━━━ GIVEN MATERIAL

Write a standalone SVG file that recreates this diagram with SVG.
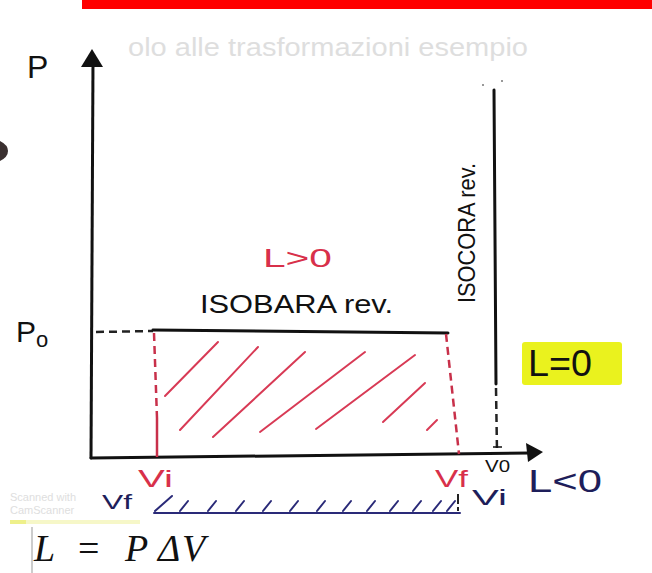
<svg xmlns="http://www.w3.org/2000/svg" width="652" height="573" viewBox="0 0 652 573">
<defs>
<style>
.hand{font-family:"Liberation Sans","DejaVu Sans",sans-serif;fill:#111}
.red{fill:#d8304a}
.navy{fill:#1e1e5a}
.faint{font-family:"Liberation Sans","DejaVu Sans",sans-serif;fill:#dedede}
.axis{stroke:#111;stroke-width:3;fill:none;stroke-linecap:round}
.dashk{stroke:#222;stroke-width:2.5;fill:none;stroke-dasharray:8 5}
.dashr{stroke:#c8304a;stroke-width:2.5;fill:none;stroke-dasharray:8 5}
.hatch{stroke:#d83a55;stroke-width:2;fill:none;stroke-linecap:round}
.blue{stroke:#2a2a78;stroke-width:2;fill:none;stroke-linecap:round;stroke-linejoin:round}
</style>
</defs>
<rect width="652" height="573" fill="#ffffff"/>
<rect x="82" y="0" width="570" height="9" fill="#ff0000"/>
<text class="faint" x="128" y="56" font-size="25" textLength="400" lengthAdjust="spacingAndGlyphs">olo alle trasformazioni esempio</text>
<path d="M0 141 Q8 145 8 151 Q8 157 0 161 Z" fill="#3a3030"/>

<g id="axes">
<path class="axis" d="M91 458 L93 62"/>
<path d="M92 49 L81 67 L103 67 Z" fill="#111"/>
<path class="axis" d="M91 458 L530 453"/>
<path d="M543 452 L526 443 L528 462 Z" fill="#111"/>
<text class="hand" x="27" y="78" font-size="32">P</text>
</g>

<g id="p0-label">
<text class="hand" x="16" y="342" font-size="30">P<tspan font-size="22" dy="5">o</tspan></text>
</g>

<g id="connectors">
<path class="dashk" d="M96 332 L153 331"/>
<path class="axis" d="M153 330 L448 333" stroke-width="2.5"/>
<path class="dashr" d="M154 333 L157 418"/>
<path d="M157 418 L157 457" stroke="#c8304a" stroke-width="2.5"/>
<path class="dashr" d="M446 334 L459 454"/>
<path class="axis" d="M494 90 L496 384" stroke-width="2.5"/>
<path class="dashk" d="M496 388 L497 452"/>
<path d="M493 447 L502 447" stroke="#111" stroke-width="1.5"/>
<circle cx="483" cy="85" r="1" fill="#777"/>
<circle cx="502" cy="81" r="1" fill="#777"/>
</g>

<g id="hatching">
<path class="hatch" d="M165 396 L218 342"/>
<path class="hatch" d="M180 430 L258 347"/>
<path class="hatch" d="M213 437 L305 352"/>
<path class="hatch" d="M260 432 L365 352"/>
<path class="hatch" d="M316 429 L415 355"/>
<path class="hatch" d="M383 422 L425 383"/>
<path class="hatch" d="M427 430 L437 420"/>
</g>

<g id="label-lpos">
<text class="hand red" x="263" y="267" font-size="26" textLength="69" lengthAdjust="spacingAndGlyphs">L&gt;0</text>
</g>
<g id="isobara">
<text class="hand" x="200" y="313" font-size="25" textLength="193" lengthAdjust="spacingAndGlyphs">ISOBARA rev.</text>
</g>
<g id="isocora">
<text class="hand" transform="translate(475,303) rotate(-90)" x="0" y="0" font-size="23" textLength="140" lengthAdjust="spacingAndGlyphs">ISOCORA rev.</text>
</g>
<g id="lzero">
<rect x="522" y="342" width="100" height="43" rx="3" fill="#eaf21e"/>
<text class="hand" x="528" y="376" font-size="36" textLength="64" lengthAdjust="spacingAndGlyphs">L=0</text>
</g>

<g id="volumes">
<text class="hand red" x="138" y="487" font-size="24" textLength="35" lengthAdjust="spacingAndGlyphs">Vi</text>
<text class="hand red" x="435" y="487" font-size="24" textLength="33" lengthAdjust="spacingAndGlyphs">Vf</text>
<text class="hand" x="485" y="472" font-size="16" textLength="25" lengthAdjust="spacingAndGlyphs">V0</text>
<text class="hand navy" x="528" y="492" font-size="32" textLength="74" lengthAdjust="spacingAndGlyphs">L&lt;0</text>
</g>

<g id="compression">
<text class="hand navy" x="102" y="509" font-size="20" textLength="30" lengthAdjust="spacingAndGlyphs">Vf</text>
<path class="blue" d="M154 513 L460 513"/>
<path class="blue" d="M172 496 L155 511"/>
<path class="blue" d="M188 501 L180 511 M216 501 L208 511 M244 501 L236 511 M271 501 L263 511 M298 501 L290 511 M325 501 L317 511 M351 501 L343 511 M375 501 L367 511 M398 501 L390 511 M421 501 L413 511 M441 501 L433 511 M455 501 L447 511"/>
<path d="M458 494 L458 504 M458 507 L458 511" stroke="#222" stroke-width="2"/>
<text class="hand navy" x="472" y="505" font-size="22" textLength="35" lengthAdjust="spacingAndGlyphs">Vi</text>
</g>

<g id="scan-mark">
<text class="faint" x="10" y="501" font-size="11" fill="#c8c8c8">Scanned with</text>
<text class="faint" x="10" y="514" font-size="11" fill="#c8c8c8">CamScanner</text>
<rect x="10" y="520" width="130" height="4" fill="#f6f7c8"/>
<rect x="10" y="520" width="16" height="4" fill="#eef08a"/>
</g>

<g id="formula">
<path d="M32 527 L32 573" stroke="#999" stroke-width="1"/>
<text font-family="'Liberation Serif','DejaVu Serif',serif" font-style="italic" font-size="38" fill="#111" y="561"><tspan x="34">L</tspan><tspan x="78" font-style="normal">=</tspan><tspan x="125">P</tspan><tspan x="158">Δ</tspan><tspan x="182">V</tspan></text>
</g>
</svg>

━━━━━━

CHALLENGE
Extract the full listing exactly, with the pictures left out.

FINISHED EXERCISE
Write a standalone SVG file that recreates this diagram with SVG.
<svg xmlns="http://www.w3.org/2000/svg" width="652" height="573" viewBox="0 0 652 573">
<defs>
<style>
.hand{font-family:"Liberation Sans","DejaVu Sans",sans-serif;fill:#111}
.red{fill:#d8304a}
.navy{fill:#1e1e5a}
.faint{font-family:"Liberation Sans","DejaVu Sans",sans-serif;fill:#dedede}
.axis{stroke:#111;stroke-width:3;fill:none;stroke-linecap:round}
.dashk{stroke:#222;stroke-width:2.5;fill:none;stroke-dasharray:8 5}
.dashr{stroke:#c8304a;stroke-width:2.5;fill:none;stroke-dasharray:8 5}
.hatch{stroke:#d83a55;stroke-width:2;fill:none;stroke-linecap:round}
.blue{stroke:#2a2a78;stroke-width:2;fill:none;stroke-linecap:round;stroke-linejoin:round}
</style>
</defs>
<rect width="652" height="573" fill="#ffffff"/>
<rect x="82" y="0" width="570" height="9" fill="#ff0000"/>
<text class="faint" x="128" y="56" font-size="25" textLength="400" lengthAdjust="spacingAndGlyphs">olo alle trasformazioni esempio</text>
<path d="M0 141 Q8 145 8 151 Q8 157 0 161 Z" fill="#3a3030"/>

<g id="axes">
<path class="axis" d="M91 458 L93 62"/>
<path d="M92 49 L81 67 L103 67 Z" fill="#111"/>
<path class="axis" d="M91 458 L530 453"/>
<path d="M543 452 L526 443 L528 462 Z" fill="#111"/>
<text class="hand" x="27" y="78" font-size="32">P</text>
</g>

<g id="p0-label">
<text class="hand" x="16" y="342" font-size="30">P<tspan font-size="22" dy="5">o</tspan></text>
</g>

<g id="connectors">
<path class="dashk" d="M96 332 L153 331"/>
<path class="axis" d="M153 330 L448 333" stroke-width="2.5"/>
<path class="dashr" d="M154 333 L157 418"/>
<path d="M157 418 L157 457" stroke="#c8304a" stroke-width="2.5"/>
<path class="dashr" d="M446 334 L459 454"/>
<path class="axis" d="M494 90 L496 384" stroke-width="2.5"/>
<path class="dashk" d="M496 388 L497 452"/>
<path d="M493 447 L502 447" stroke="#111" stroke-width="1.5"/>
<circle cx="483" cy="85" r="1" fill="#777"/>
<circle cx="502" cy="81" r="1" fill="#777"/>
</g>

<g id="hatching">
<path class="hatch" d="M165 396 L218 342"/>
<path class="hatch" d="M180 430 L258 347"/>
<path class="hatch" d="M213 437 L305 352"/>
<path class="hatch" d="M260 432 L365 352"/>
<path class="hatch" d="M316 429 L415 355"/>
<path class="hatch" d="M383 422 L425 383"/>
<path class="hatch" d="M427 430 L437 420"/>
</g>

<g id="label-lpos">
<text class="hand red" x="263" y="267" font-size="26" textLength="69" lengthAdjust="spacingAndGlyphs">L&gt;0</text>
</g>
<g id="isobara">
<text class="hand" x="200" y="313" font-size="25" textLength="193" lengthAdjust="spacingAndGlyphs">ISOBARA rev.</text>
</g>
<g id="isocora">
<text class="hand" transform="translate(475,303) rotate(-90)" x="0" y="0" font-size="23" textLength="140" lengthAdjust="spacingAndGlyphs">ISOCORA rev.</text>
</g>
<g id="lzero">
<rect x="522" y="342" width="100" height="43" rx="3" fill="#eaf21e"/>
<text class="hand" x="528" y="376" font-size="36" textLength="64" lengthAdjust="spacingAndGlyphs">L=0</text>
</g>

<g id="volumes">
<text class="hand red" x="138" y="487" font-size="24" textLength="35" lengthAdjust="spacingAndGlyphs">Vi</text>
<text class="hand red" x="435" y="487" font-size="24" textLength="33" lengthAdjust="spacingAndGlyphs">Vf</text>
<text class="hand" x="485" y="472" font-size="16" textLength="25" lengthAdjust="spacingAndGlyphs">V0</text>
<text class="hand navy" x="528" y="492" font-size="32" textLength="74" lengthAdjust="spacingAndGlyphs">L&lt;0</text>
</g>

<g id="compression">
<text class="hand navy" x="102" y="509" font-size="20" textLength="30" lengthAdjust="spacingAndGlyphs">Vf</text>
<path class="blue" d="M154 513 L460 513"/>
<path class="blue" d="M172 496 L155 511"/>
<path class="blue" d="M188 501 L180 511 M216 501 L208 511 M244 501 L236 511 M271 501 L263 511 M298 501 L290 511 M325 501 L317 511 M351 501 L343 511 M375 501 L367 511 M398 501 L390 511 M421 501 L413 511 M441 501 L433 511 M455 501 L447 511"/>
<path d="M458 494 L458 504 M458 507 L458 511" stroke="#222" stroke-width="2"/>
<text class="hand navy" x="472" y="505" font-size="22" textLength="35" lengthAdjust="spacingAndGlyphs">Vi</text>
</g>

<g id="scan-mark">
<text class="faint" x="10" y="501" font-size="11" fill="#c8c8c8">Scanned with</text>
<text class="faint" x="10" y="514" font-size="11" fill="#c8c8c8">CamScanner</text>
<rect x="10" y="520" width="130" height="4" fill="#f6f7c8"/>
<rect x="10" y="520" width="16" height="4" fill="#eef08a"/>
</g>

<g id="formula">
<path d="M32 527 L32 573" stroke="#999" stroke-width="1"/>
<text font-family="'Liberation Serif','DejaVu Serif',serif" font-style="italic" font-size="38" fill="#111" y="561"><tspan x="34">L</tspan><tspan x="78" font-style="normal">=</tspan><tspan x="125">P</tspan><tspan x="158">Δ</tspan><tspan x="182">V</tspan></text>
</g>
</svg>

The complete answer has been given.